Records with drawing code:

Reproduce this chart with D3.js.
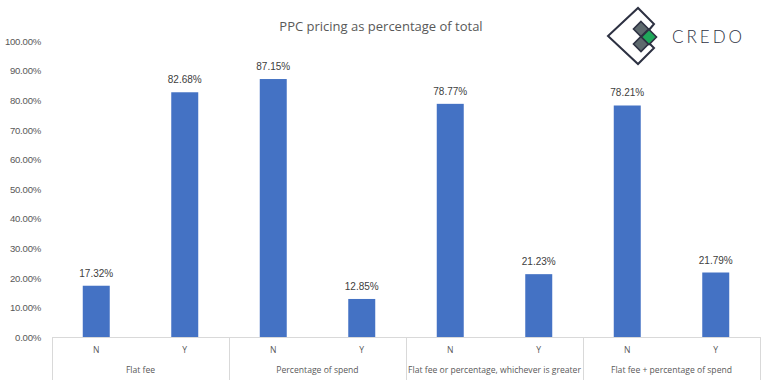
<!DOCTYPE html>
<html><head><meta charset="utf-8">
<script src="https://cdn.jsdelivr.net/npm/d3@7/dist/d3.min.js"></script>
<style>body{margin:0;background:#fff}svg{display:block}</style>
</head><body>
<script>
const groups = ["Flat fee","Percentage of spend","Flat fee or percentage, whichever is greater","Flat fee + percentage of spend"];
const answers = ["N","Y"];
const values = [17.32, 82.68, 87.15, 12.85, 78.77, 21.23, 78.21, 21.79];
const yTicks = [0,10,20,30,40,50,60,70,80,90,100];
const title = "PPC pricing as percentage of total";

const W = 768, H = 380;
const svg = d3.select("body").append("svg").attr("width", W).attr("height", H);

const cats = [];
groups.forEach((g, gi) => answers.forEach((a, ai) => cats.push({g, a, key: gi + "-" + a, v: values[gi * 2 + ai]})));

const x0 = 52, x1 = 760, yTop = 41, yBot = 337;
const x = d3.scaleBand().domain(cats.map(d => d.key)).range([x0, x1]).paddingInner(0.695).paddingOuter(0.3475);
const xg = d3.scaleBand().domain(groups).range([x0, x1]);
const y = d3.scaleLinear().domain([0, 100]).range([yBot, yTop]);

// title
svg.append("text").attr("x", 381).attr("y", 31).attr("text-anchor", "middle")
  .attr("font-family", "Open Sans").attr("font-size", 13).attr("fill", "#595959").text(title);

// y axis labels
const yAxis = d3.axisLeft(y).tickValues(yTicks).tickFormat(d => d.toFixed(2) + "%").tickSize(0).tickPadding(0);
const ga = svg.append("g").attr("transform", "translate(41,0)").call(yAxis);
ga.select(".domain").remove();
ga.selectAll("text").attr("font-family", "Liberation Sans, Arial").attr("font-size", 9.6)
  .attr("letter-spacing", -0.25).attr("fill", "#595959").attr("dy", "0.35em");

// bars
svg.append("g").selectAll("rect").data(cats).join("rect")
  .attr("x", d => x(d.key)).attr("width", x.bandwidth())
  .attr("y", d => y(d.v)).attr("height", d => y(0) - y(d.v))
  .attr("fill", "#4472C4");

// data labels
svg.append("g").selectAll("text").data(cats).join("text")
  .attr("x", d => x(d.key) + x.bandwidth() / 2).attr("y", d => y(d.v) - 9)
  .attr("text-anchor", "middle").attr("font-family", "Liberation Sans, Arial").attr("font-size", 10)
  .attr("fill", "#404040").text(d => d.v.toFixed(2) + "%");

// x axis
const axisColor = "#d9d9d9";
svg.append("line").attr("x1", x0).attr("x2", x1).attr("y1", yBot + 0.5).attr("y2", yBot + 0.5).attr("stroke", axisColor);
const seps = groups.map(g => xg(g)).concat([x1]);
svg.append("g").selectAll("line").data(seps).join("line")
  .attr("x1", d => Math.round(d) + 0.5).attr("x2", d => Math.round(d) + 0.5)
  .attr("y1", yBot).attr("y2", H).attr("stroke", axisColor);

svg.append("g").selectAll("text").data(cats).join("text")
  .attr("x", d => x(d.key) + x.bandwidth() / 2).attr("y", 353)
  .attr("text-anchor", "middle").attr("font-family", "Open Sans").attr("font-size", 8.6)
  .attr("fill", "#595959").text(d => d.a);

svg.append("g").selectAll("text").data(groups).join("text")
  .attr("x", d => xg(d) + xg.bandwidth() / 2).attr("y", 373)
  .attr("text-anchor", "middle").attr("font-family", "Open Sans").attr("font-size", 8.6)
  .attr("fill", "#595959").text(d => d);

// logo
const logo = svg.append("g");
logo.append("path").attr("d", "M649,30 L654,24 L638,8 L608,36 L638,64 L654,48 L648,42")
  .attr("fill", "none").attr("stroke", "#2d3142").attr("stroke-width", 2).attr("stroke-linejoin", "miter");
function sq(cx, cy, r, fill) {
  logo.append("path").attr("d", `M${cx},${cy - r} L${cx + r},${cy} L${cx},${cy + r} L${cx - r},${cy} Z`)
    .attr("fill", fill).attr("stroke", "#2d3142").attr("stroke-width", 1.6);
}
sq(641, 29, 7.5, "#5e6a6e");
sq(641, 44, 7.5, "#5e6a6e");
sq(649, 37, 7.5, "#1fa85a");
svg.append("text").attr("x", 672).attr("y", 43).attr("font-family", "Lato").attr("font-weight", 300).attr("font-size", 17)
  .attr("letter-spacing", 3).attr("fill", "#2d3142").text("CREDO");
</script>
</body></html>
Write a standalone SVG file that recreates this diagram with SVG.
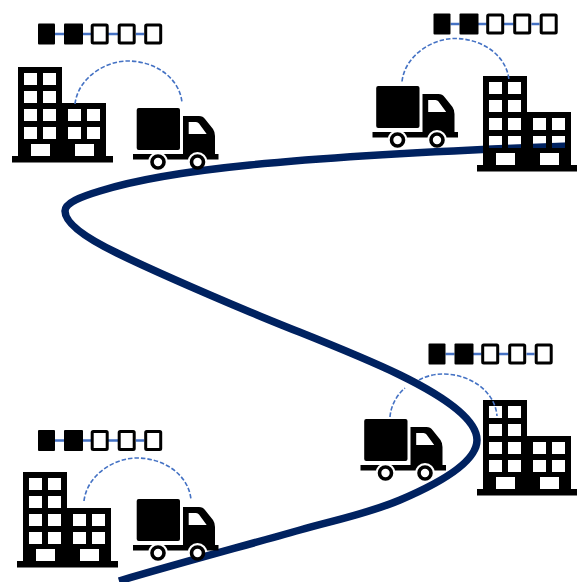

▸ **WORK TO BE COMPLETED**: Take the lines above from the top of the records through the one with "groups.forEach((g, gi) =>" and repeat them exactly, without any pictures.

▸ **THE COMPLETED TASK**:
Reproduce this chart with D3.js.
<!DOCTYPE html>
<html><head><meta charset="utf-8">
<script src="https://cdn.jsdelivr.net/npm/d3@7/dist/d3.min.js"></script>
<style>body{margin:0;background:#fff}svg{display:block}</style>
</head><body>
<script>
const groups = ["Flat fee","Percentage of spend","Flat fee or percentage, whichever is greater","Flat fee + percentage of spend"];
const answers = ["N","Y"];
const values = [17.32, 82.68, 87.15, 12.85, 78.77, 21.23, 78.21, 21.79];
const yTicks = [0,10,20,30,40,50,60,70,80,90,100];
const title = "PPC pricing as percentage of total";

const W = 768, H = 380;
const svg = d3.select("body").append("svg").attr("width", W).attr("height", H);

const cats = [];
groups.forEach((g, gi) => answers.forEach((a, ai) => cats.push({g, a, key: gi + "-" + a, v: values[gi * 2 + ai]})));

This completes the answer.